Dave and I both love the gentleness of blurry vision. “We’re lucky to have the option of a visual softening agent,” he said once. “I can talk to someone for an hour thinking they’re someone else. It’s so Shakespearean .”

Right now, he’s liquifying the song, somehow murdering perfectly, with finesse. Thank god, ’cause I’m not. I’m sucking perfectly. I’ve sung one verse and one chorus, but the rest of the song has been a pretty goddamn free-form instrumental. I cue the band to end it. Ugh… make it stop. As the last chord fades, the drunk stands up triumphantly, with my beer in his hand— hope he gets Tiger Balm lips —sways dangerously for a few seconds, then stage-dives into the crowd. They separate and he plummets to the floor. Instantly, the first couple of rows close in again around his still form; they aren’t missing a beat, either. I love it when a crowd effortlessly swallows a whole human.

Making my way through the smoke to fix the settings on my amp, I bump into Tea. She grabs my arm. “Sorry!” she says. “What’d he do?”

“He fusted my amp.”

“Fusted it permanently?”

I mess with knobs until it sounds good. “Nah.”

“What’d he do that for?”

I shake my head, shrugging, and then go back to the front of the stage, bend over my set list and try to follow Dave’s magic marker arrows up and down the paper. They go in all directions, blending with scribbled song titles. There’s also a dark green smear across the middle of the paper that looks like… guacamole? We had guacamole? I thought they only gave us horse and orange soda.

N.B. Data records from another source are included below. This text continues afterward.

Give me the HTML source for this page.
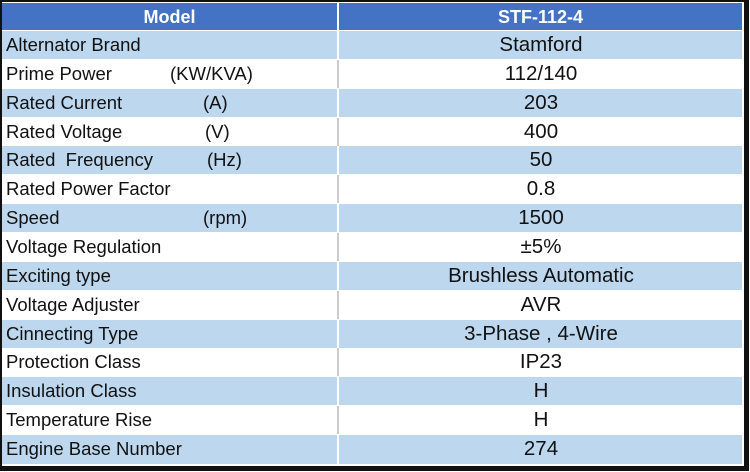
<!DOCTYPE html>
<html><head><meta charset="utf-8"><style>
body{margin:0;width:750px;height:472px;background:#fff;position:relative;overflow:hidden;font-family:"Liberation Sans",Arial,sans-serif}
.frame{position:absolute;left:0;top:0;width:742px;height:464px;border-style:solid;border-color:#111;border-width:2px 5px 5px 2px;background:#fff}
.r{position:absolute;left:2px;width:740px;height:28px;font-size:18.5px;color:#111}
.b{background:#BDD7EE}
.w{background:#fff}
.r span{position:absolute;top:3px;white-space:pre}
.v{left:338px;width:402px;text-align:center;font-size:20.5px;top:2px!important}
.div{position:absolute;left:335px;top:0;width:2px;height:100%;background:#fff}
.w .div{background:#ccc}
.h{background:#4472C4;color:#fff;font-weight:bold;font-size:18px}
</style></head><body>
<div class="frame"></div>
<div class="r h" style="top:3px;height:27px"><span style="left:0;width:335px;text-align:center;top:4px">Model</span><div class="div"></div><span style="left:337px;width:403px;text-align:center;top:4px">STF-112-4</span></div>
<div class="r b" style="top:31px"><span style="left:4px">Alternator Brand</span><div class="div"></div><span class="v">Stamford</span></div>
<div class="r w" style="top:60px"><span style="left:4px">Prime Power</span><span style="left:168px">(KW/KVA)</span><div class="div"></div><span class="v">112/140</span></div>
<div class="r b" style="top:89px"><span style="left:4px">Rated Current</span><span style="left:201px">(A)</span><div class="div"></div><span class="v">203</span></div>
<div class="r w" style="top:118px"><span style="left:4px">Rated Voltage</span><span style="left:203px">(V)</span><div class="div"></div><span class="v">400</span></div>
<div class="r b" style="top:146px"><span style="left:4px">Rated  Frequency</span><span style="left:205px">(Hz)</span><div class="div"></div><span class="v">50</span></div>
<div class="r w" style="top:175px"><span style="left:4px">Rated Power Factor</span><div class="div"></div><span class="v">0.8</span></div>
<div class="r b" style="top:204px"><span style="left:4px">Speed</span><span style="left:201px">(rpm)</span><div class="div"></div><span class="v">1500</span></div>
<div class="r w" style="top:233px"><span style="left:4px">Voltage Regulation</span><div class="div"></div><span class="v">±5%</span></div>
<div class="r b" style="top:262px"><span style="left:4px">Exciting type</span><div class="div"></div><span class="v">Brushless Automatic</span></div>
<div class="r w" style="top:291px"><span style="left:4px">Voltage Adjuster</span><div class="div"></div><span class="v">AVR</span></div>
<div class="r b" style="top:320px"><span style="left:4px">Cinnecting Type</span><div class="div"></div><span class="v">3-Phase , 4-Wire</span></div>
<div class="r w" style="top:348px"><span style="left:4px">Protection Class</span><div class="div"></div><span class="v">IP23</span></div>
<div class="r b" style="top:377px"><span style="left:4px">Insulation Class</span><div class="div"></div><span class="v">H</span></div>
<div class="r w" style="top:406px"><span style="left:4px">Temperature Rise</span><div class="div"></div><span class="v">H</span></div>
<div class="r b" style="top:435px;height:29px"><span style="left:4px">Engine Base Number</span><div class="div"></div><span class="v">274</span></div>
</body></html>
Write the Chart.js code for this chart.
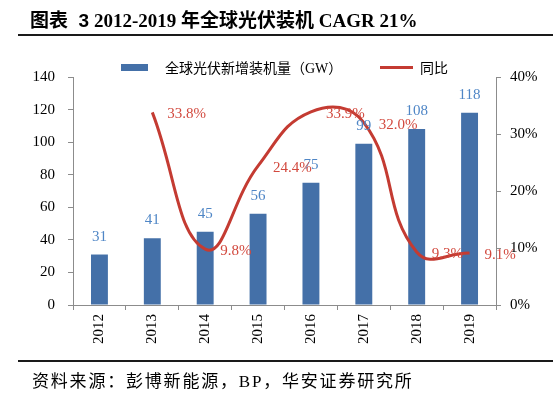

I’m still trying to figure out what song is next when I realize that the beer the drunk took has been replaced with a new one. I look up to thank the person who gave it to me, but all I see is jostling crowd bodies talking, laughing and hooting. Then the smoke clears and a gentle blue light washes the stage. As a cue, Leslie leans over me and smiles, then starts the next song.

“Stand Up . ” Good. That’s as easy as Throwing Muses gets: no time changes, fairly predictable chord progression and almost normal chords; it just has to be really tight. And Leslie’s always tight. As long as I can remember the words. Don’t think.

“See no evil, think no evil, speak only evil” is how the band describes my MO and it’s a pretty accurate description. I don’t know what I’m doing up here, but evil knows. Evil tells stories from my life that I can’t follow, makes Throwing Muses sound like the Doghouse. And like finding home in a foreign country, I’m here, but I take nothing for granted.